Review Roundup: June 2019

LSU Press publishes the works of a host of talented authors. Each month, we take a moment to recognize the impact these authors and their works are having on communities nearby and around the world.


Andrew S. Bledsoe and Andrew F. Lang’s edited volume, Upon the Fields of Battle: Essays on the Military History of America’s Civil War made this month’s Military Review. Dr. Christopher M. Rein called Bledsoe and Lang’s collection, “a welcome resource for those who wish to better inform themselves on various aspects of the Civil War” that “demonstra[tes] the topic of the Civil War military history remains robust in the wake of the recent sesquicentennial commemoration.”

Upon the Fields of Battle is also reviewed in the April edition of Civil War News. Reviewer Thomas J. Ryan says Battle‘s editors “set out to present a balance between traditional and more modern approaches to Civil War history and interpretation. The qualifications of the contributors are aptly reflected in the clear, concise, and well-researched essays in this collection.”

The newly-released An East Texas Family’s Civil War: The Letters of Nancy and William Whatley, May-December 1862 got a brief mention in the Booknotes section of Civil War Books and Authors.

Surveying the Early Republic: The Journal of Andrew Ellicott, U.S. Boundary Commissioner in the Old Southwest, 1796-1800, edited by Robert D. Bush, garnered a review in the latest edition of Historical Geography, the journal of the Association of American Geographers. Reviewer Andrew Milson had this to say about Bush’s work: “The student of historical geography who reads Ellicott’s journal will come away with a new appreciation for the perilous politics that were at play in the drawing of a seemingly benign border.”

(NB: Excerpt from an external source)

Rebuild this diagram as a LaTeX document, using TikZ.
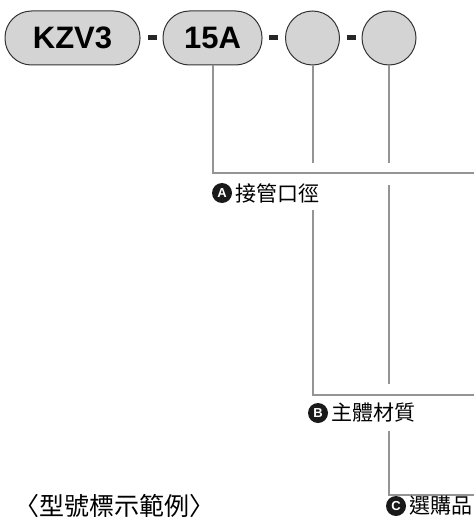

“This is a fascinating treatment of the relationships between bodies, popular entertainment, and notions of gendered representation in France during the Belle Époque, the period between 1871 and 1914,” says Chris Brickell of Uncovering Paris: Scandals and Nude Spectacles in the Belle Époque by Lela F. Kerley. Brickell goes on to say, “This is a readable and persuasive addition to the literature on bodies, their experiences, and their social meanings.” His review appears in the May issue of Journal of the History of Sexuality.


Penelope Lemon: Game On!, written by the incredibly funny and talented Inman Majors, was featured in the Los Angeles Review of Books. Writer Robert Stubblefield has this to say about Majors’ novel: “A writer successful in the long game establishes, explores, and eventually defines a territory. Penelope Lemon: Game On! is a stellar addition to Inman Majors’s growing body of Southern comic novels and contains and concentrates their best elements.”


Landscape with Headless Mama, the debut collection from Mexican American poet Jennifer Givhan, received high praise in The Adroit Journal. Writer Luiza Flynn-Goodlett calls the book, “a thrilling journey through the underworld of women’s relationships—with mothers, with children, with lovers, with nature—a testament to the darkness and depths that undergird, and often overtake, the search for belonging and connection.”

Marilyn Nelson, author of several titles, including The Cachoeira Tales and Other Poems and Mama’s Promises, recently received a huge honor: the 2019 Ruth Lilly Poetry Prize. This award, selected once a year by the Poetry Foundation, honors the lifelong work of a single American poet. Don Share, editor of Poetry magazine, had this to say about Nelson: “Marilyn Nelson has been committed throughout her career to meticulously chronicling the contemporary and historical experience—and contributions—of Black people in America. Everyone who cares about how life is lived and felt in this country should read her vivid and deeply considered work.”